Using the listing below, please print exactly the lines from the one with "Clone this chart in seaborn and matplotlib." through the one with "from matplotlib.ticker import". Leave out every picture.
──────── Exercise materials ────────
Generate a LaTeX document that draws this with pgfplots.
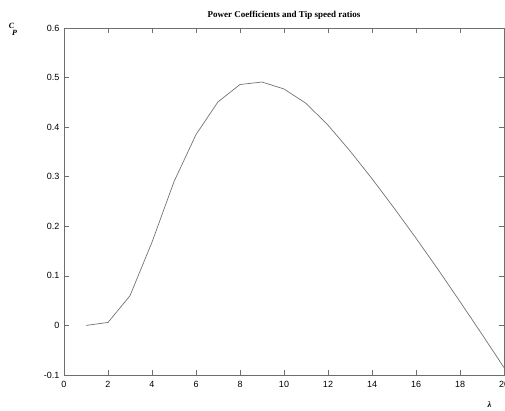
\documentclass[border=0pt]{standalone}
\usepackage{pgfplots}
\pgfplotsset{compat=1.18}
\usepackage{fontspec}
\setmainfont{Liberation Sans}
\newfontfamily\titlefont{Liberation Serif}
\definecolor{axgray}{RGB}{110,110,110}
\definecolor{lngray}{RGB}{115,115,115}
\begin{document}
\begin{tikzpicture}
\begin{axis}[
  scale only axis,
  width=440pt, height=347pt,
  xmin=0, xmax=20, ymin=-0.1, ymax=0.6,
  xtick={0,2,...,20}, ytick={-0.1,0,0.1,0.2,0.3,0.4,0.5,0.6},
  axis line style={axgray, line width=0.7pt},
  tick style={axgray, line width=0.6pt},
  major tick length=5pt,
  tick align=inside,
  ticklabel style={font=\fontsize{9}{10}\selectfont, text=black},
  /pgf/number format/assume math mode=true,
  /pgf/number format/.cd, fixed, precision=1, /pgfplots/.cd,
  yticklabel style={xshift=-1pt},
  xticklabel style={yshift=-2.5pt},
  title={\titlefont\bfseries Power Coefficients and Tip speed ratios},
  title style={at={(0.5,1)}, anchor=south, yshift=-1pt, font=\fontsize{9}{10}\selectfont},
  clip=false,
]
\addplot[lngray, line width=0.7pt] coordinates {
(1,0.000) (2,0.006) (3,0.060) (4,0.168) (5,0.290) (6,0.385) (7,0.451)
(8,0.486) (9,0.491) (10,0.477) (11,0.448) (12,0.404) (13,0.352) (14,0.296)
(15,0.237) (16,0.176) (17,0.113) (18,0.048) (19,-0.018) (20,-0.085)
};
\end{axis}
\node[inner sep=0pt] at ([xshift=-52.5pt,yshift=2.5pt]current axis.north west) {\titlefont\bfseries\itshape\fontsize{8}{8}\selectfont C};
\node[inner sep=0pt] at ([xshift=-49.5pt,yshift=-4.5pt]current axis.north west) {\titlefont\bfseries\itshape\fontsize{8}{8}\selectfont P};
\node[inner sep=0pt] at ([xshift=-14.5pt,yshift=-30pt]current axis.south east) {\titlefont\bfseries\itshape\fontsize{8.5}{8.5}\selectfont λ};
\pgfresetboundingbox
\useasboundingbox ([xshift=-64pt,yshift=-36pt]current axis.south west) rectangle ([xshift=1pt,yshift=28pt]current axis.north east);
\end{tikzpicture}
\end{document}
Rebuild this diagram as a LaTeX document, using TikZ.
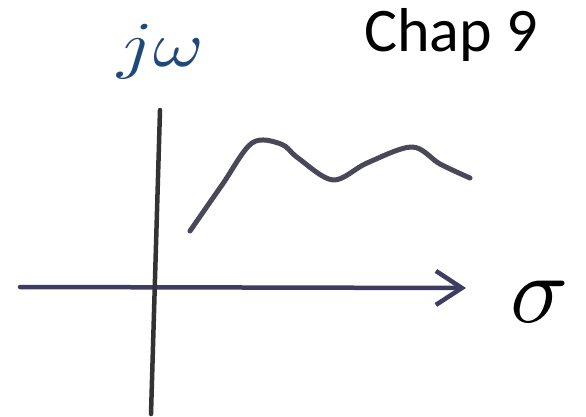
\documentclass[tikz,border=0pt]{standalone}
\usepackage{fontspec}
\newfontfamily\chapfont{Carlito}
\DeclareFontShape{OML}{cmm}{m}{it}{<->cmmi10}{\skewchar\font=127}
\usetikzlibrary{arrows.meta}
\definecolor{axisblue}{RGB}{62,60,98}
\definecolor{curvegray}{RGB}{72,72,88}
\definecolor{labelblue}{RGB}{31,73,125}
\tikzset{
    axis/.style={line width=4.5pt, line cap=round},
    sketch/.style={curvegray, line width=5pt, line cap=round, line join=round},
    label/.style={inner sep=0pt, anchor=base west}
}
\begin{document}
\begin{tikzpicture}[x=1pt,y=-1pt]
    \useasboundingbox (0,0) rectangle (586,417);

    % Axis end points
    \coordinate (sigmaL) at (20,287);
    \coordinate (sigmaR) at (466,288);
    \coordinate (omegaT) at (160,110);
    \coordinate (omegaB) at (151,414);

    % Draw axes
    \draw[axis, axisblue, -{Straight Barb[length=26pt, width=34pt, line width=4.5pt]}] (sigmaL) -- (sigmaR);
    \draw[axis, black!80] (omegaT) -- (omegaB);

    % Hand drawn curve
    \draw[sketch] plot[smooth, tension=0.55] coordinates {
        (190,231) (222,185) (252,143) (281,144) (298,158)
        (333,180) (367,163) (412,147) (440,164) (470,178)};

    % Labels
    \node[label, labelblue] (jw) at (117,67) {\scalebox{1.2}[1]{\fontsize{64}{74}\selectfont$j\omega$}};
    \node[label] (chap) at (364,52) {\chapfont\fontsize{62}{72}\selectfont Chap 9};
    \node[label] (sigma) at (510,322) {\fontsize{96}{110}\selectfont$\sigma$};
\end{tikzpicture}
\end{document}
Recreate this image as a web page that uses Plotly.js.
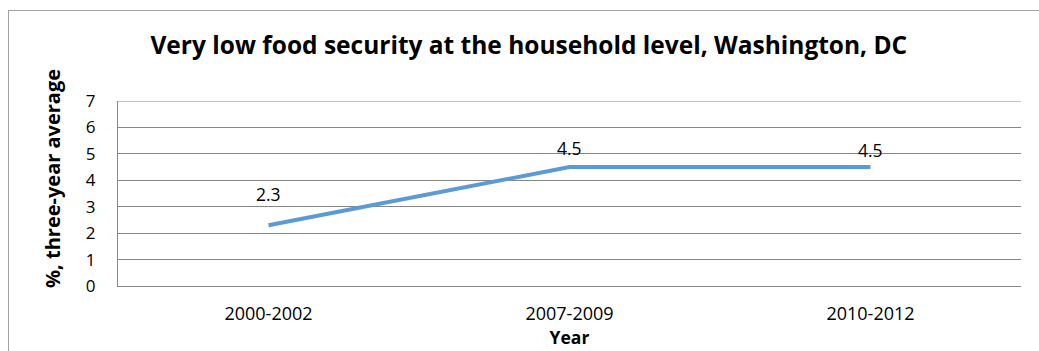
<!DOCTYPE html>
<html>
<head>
<meta charset="utf-8">
<script src="https://cdn.plot.ly/plotly-3.0.1.min.js"></script>
<style>
  html, body { margin: 0; padding: 0; background: #fff; }
  #wrap { position: relative; width: 1039px; height: 351px; overflow: hidden; }
  #chart { position: absolute; left: 0; top: 0; width: 1039px; height: 351px; }
  #frame { position: absolute; left: 8px; top: 10px; width: 1100px; height: 400px;
           border-left: 1px solid #a0a0a0; border-top: 1px solid #a0a0a0; pointer-events: none; }
</style>
</head>
<body>
<div id="wrap">
  <div id="chart"></div>
  <div id="frame"></div>
</div>
<script>
// Three-year averages of very low food security, Washington, DC
const periods = ['2000-2002', '2007-2009', '2010-2012'];
const values = [2.3, 4.5, 4.5];
const labelLift = [31, 19, 17];
const yTicks = [0, 1, 2, 3, 4, 5, 6, 7];

const FONT = 'Open Sans, Noto Sans, sans-serif';

const trace = {
  type: 'scatter',
  mode: 'lines',
  x: periods,
  y: values,
  line: { color: '#5b9bd5', width: 4 },
  hoverinfo: 'skip',
  showlegend: false
};

const annotations = periods.map((p, i) => ({
  x: p, y: values[i], xref: 'x', yref: 'y',
  text: values[i].toFixed(1),
  showarrow: false,
  yshift: labelLift[i],
  font: { family: FONT, size: 17.5, color: '#000' }
}));

// Value-axis title, set a little above the middle of the axis
annotations.push({
  xref: 'paper', yref: 'paper', x: -0.072, y: 0.584,
  xanchor: 'center', yanchor: 'middle',
  text: '<b>%, three-year average</b>', textangle: -90,
  showarrow: false,
  font: { family: FONT, size: 20, color: '#000' }
});

const layout = {
  width: 1039, height: 351,
  margin: { l: 118, r: 18, t: 101, b: 65, pad: 0 },
  paper_bgcolor: '#fff', plot_bgcolor: '#fff',
  title: {
    text: '<b>Very low food security at the household level, Washington, DC</b>',
    font: { family: FONT, size: 24.5, color: '#000' },
    x: 0.509, xanchor: 'center', y: 0.872, yanchor: 'middle'
  },
  xaxis: {
    type: 'category',
    range: [-0.5, 2.5],
    showgrid: false,
    showline: true, linecolor: '#868686', linewidth: 1,
    ticks: '', tickfont: { family: FONT, size: 18, color: '#000' },
    ticklabelstandoff: 11,
    title: { text: '<b>Year</b>', font: { family: FONT, size: 17.5, color: '#000' }, standoff: 7 },
    zeroline: false, fixedrange: true
  },
  yaxis: {
    range: [0, 7],
    tickvals: yTicks,
    showgrid: true, gridcolor: '#868686', gridwidth: 1,
    showline: true, linecolor: '#868686', linewidth: 1,
    ticks: '', tickfont: { family: FONT, size: 17, color: '#000' },
    ticklabelstandoff: 18,
    zeroline: false, fixedrange: true
  },
  shapes: [{
    type: 'line', xref: 'paper', yref: 'y', x0: 0, x1: 1, y0: 7, y1: 7,
    line: { color: '#868686', width: 1 }
  }],
  annotations: annotations
};

Plotly.newPlot('chart', [trace], layout, { staticPlot: true, displayModeBar: false });
</script>
</body>
</html>
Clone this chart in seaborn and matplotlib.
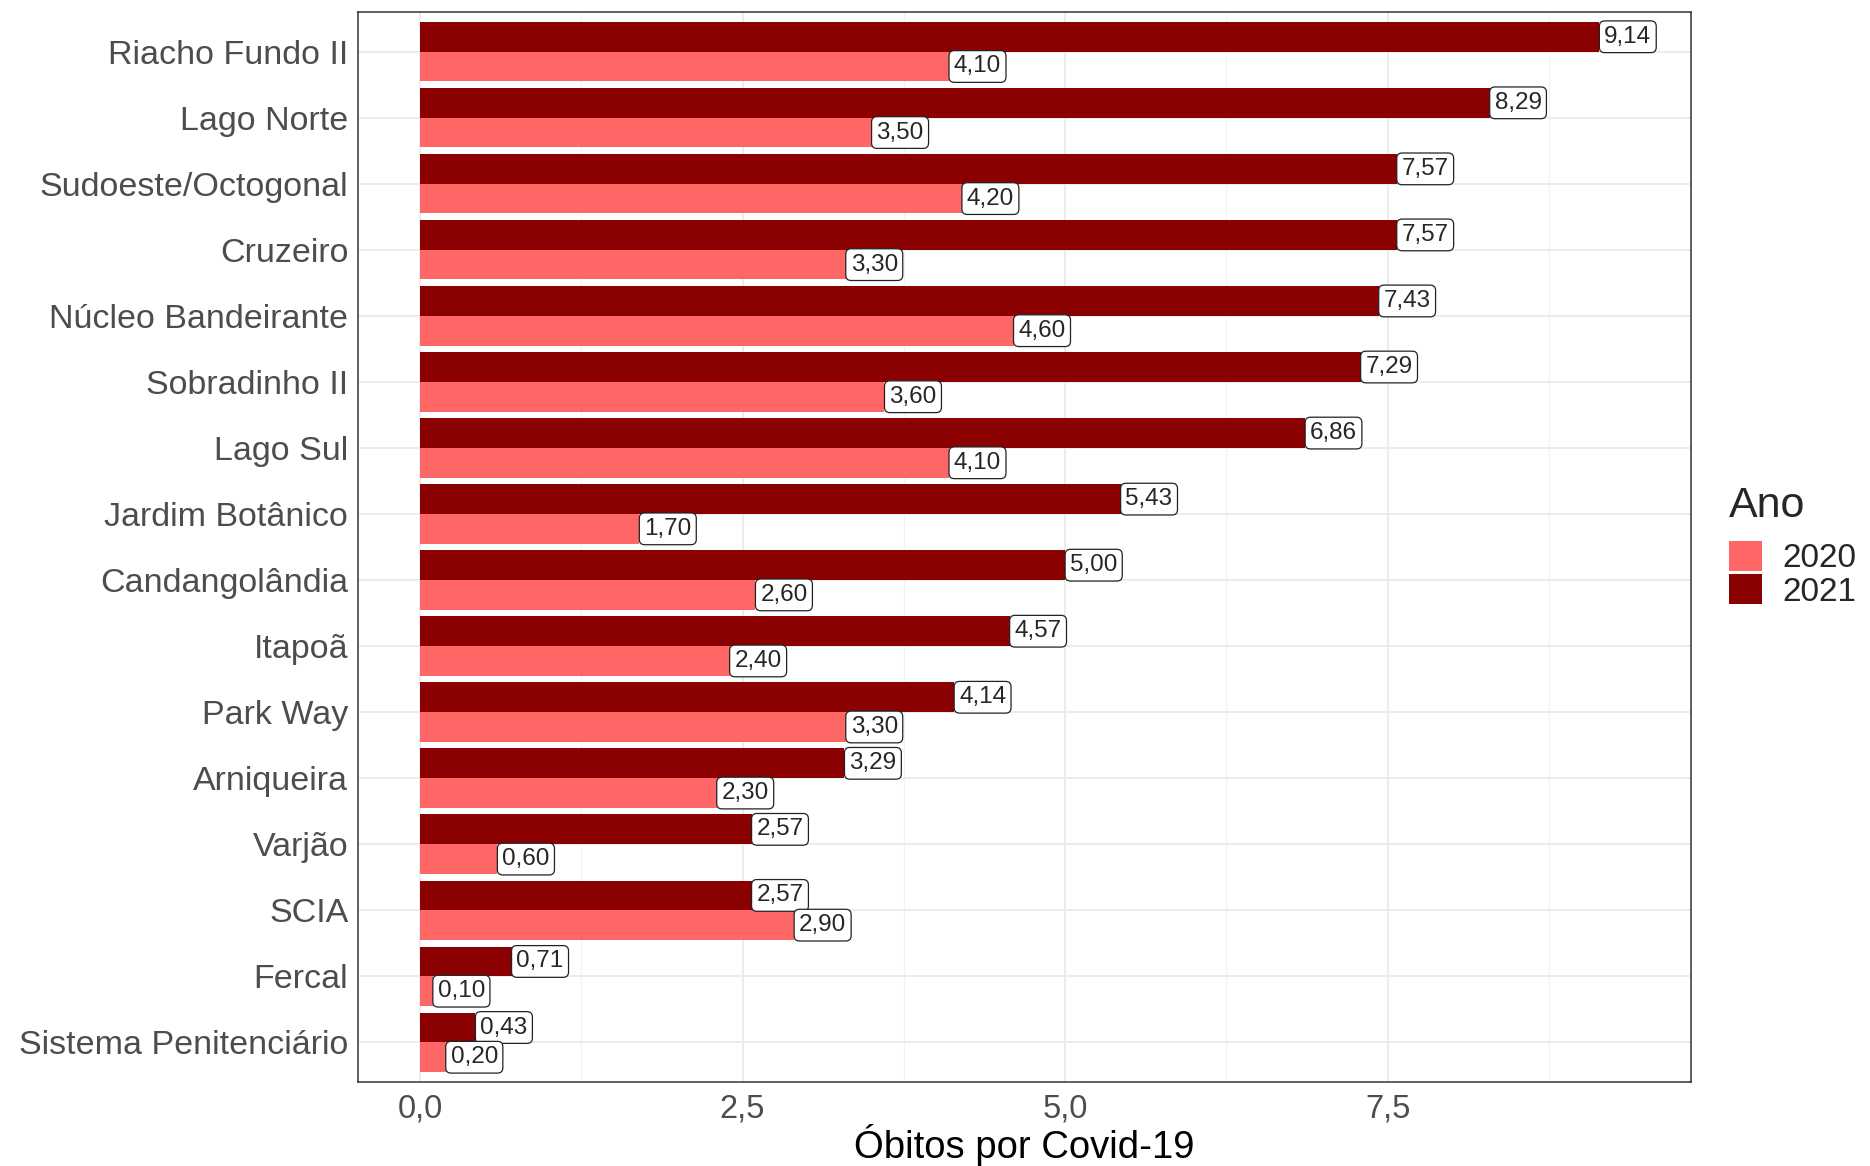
import pandas as pd
import seaborn as sns
import matplotlib.pyplot as plt
from matplotlib.patches import Patch
from matplotlib.ticker import MultipleLocator, FuncFormatter

# Óbitos por Covid-19 por região administrativa (2020 x 2021)
regioes = ["Riacho Fundo II", "Lago Norte", "Sudoeste/Octogonal", "Cruzeiro",
           "Núcleo Bandeirante", "Sobradinho II", "Lago Sul", "Jardim Botânico",
           "Candangolândia", "Itapoã", "Park Way", "Arniqueira", "Varjão", "SCIA",
           "Fercal", "Sistema Penitenciário"]
obitos_2020 = [4.10, 3.50, 4.20, 3.30, 4.60, 3.60, 4.10, 1.70,
               2.60, 2.40, 3.30, 2.30, 0.60, 2.90, 0.10, 0.20]
obitos_2021 = [9.14, 8.29, 7.57, 7.57, 7.43, 7.29, 6.86, 5.43,
               5.00, 4.57, 4.14, 3.29, 2.57, 2.57, 0.71, 0.43]
anos = ["2020", "2021"]
cores = {"2020": "#FF6666", "2021": "#8B0000"}

df = pd.DataFrame({
    "regiao": regioes * 2,
    "valor": obitos_2020 + obitos_2021,
    "ano": ["2020"] * len(regioes) + ["2021"] * len(regioes),
})

sns.set_style("white")
plt.rcParams["font.family"] = ["Liberation Sans", "DejaVu Sans"]

fig = plt.figure(figsize=(18.7, 11.66), dpi=100)
ax = fig.add_axes([358 / 1870, 84 / 1166, (1691 - 358) / 1870, (1154 - 84) / 1166])

# 2021 drawn first so it sits above 2020 inside each group
ordem = ["2021", "2020"]
sns.barplot(data=df, x="valor", y="regiao", hue="ano", hue_order=ordem,
            order=regioes, palette=cores, orient="h", width=0.9, gap=0,
            saturation=1, linewidth=0, legend=False, ax=ax)

fmt = lambda v: f"{v:.2f}".replace(".", ",")
for cont, vals in zip(ax.containers, [obitos_2021, obitos_2020]):
    ax.bar_label(cont, labels=[fmt(v) for v in vals], padding=3.5, fontsize=17.5,
                 bbox=dict(boxstyle="round,pad=0.2,rounding_size=0.22",
                           fc="white", ec="#222222", lw=0.9))

ax.set_xlim(-0.48, 9.85)
ax.set_ylim(len(regioes) - 0.4, -0.6)
ax.xaxis.set_major_locator(MultipleLocator(2.5))
ax.xaxis.set_minor_locator(MultipleLocator(1.25))
ax.xaxis.set_major_formatter(FuncFormatter(lambda v, p: f"{v:.1f}".replace(".", ",")))
ax.set_axisbelow(True)
ax.grid(which="major", color="#EBEBEB", lw=1.3)
ax.grid(which="minor", axis="x", color="#F2F2F2", lw=0.8)
for s in ax.spines.values():
    s.set_color("#333333")
    s.set_linewidth(1.1)

ax.tick_params(axis="both", which="major", length=5, width=1, color="#333333",
               colors="#4D4D4D", pad=2)
ax.tick_params(axis="x", which="minor", length=0)
ax.tick_params(axis="y", labelsize=24.5)
ax.tick_params(axis="x", labelsize=23.5, pad=3)
ax.set_ylabel("")
ax.set_xlabel("Óbitos por Covid-19", fontsize=27.5, color="black", labelpad=0)

# legend: title as separate text so the gap to the keys matches
fig.text(1729 / 1870, 1 - 506 / 1166, "Ano", fontsize=31, va="center", ha="left")
handles = [Patch(facecolor=cores[a], edgecolor="none") for a in anos]
fig.legend(handles, anos, loc="upper left",
           bbox_to_anchor=(1699 / 1870, 1 - 511 / 1166), frameon=False,
           fontsize=24, handlelength=1.0, handleheight=1.0,
           handletextpad=0.6, labelspacing=0.0)

fig.savefig("out.png", dpi=100)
────────
**Task response:**
Clone this chart in seaborn and matplotlib.
import pandas as pd
import seaborn as sns
import matplotlib.pyplot as plt
from matplotlib.patches import Patch
from matplotlib.ticker import MultipleLocator, FuncFormatter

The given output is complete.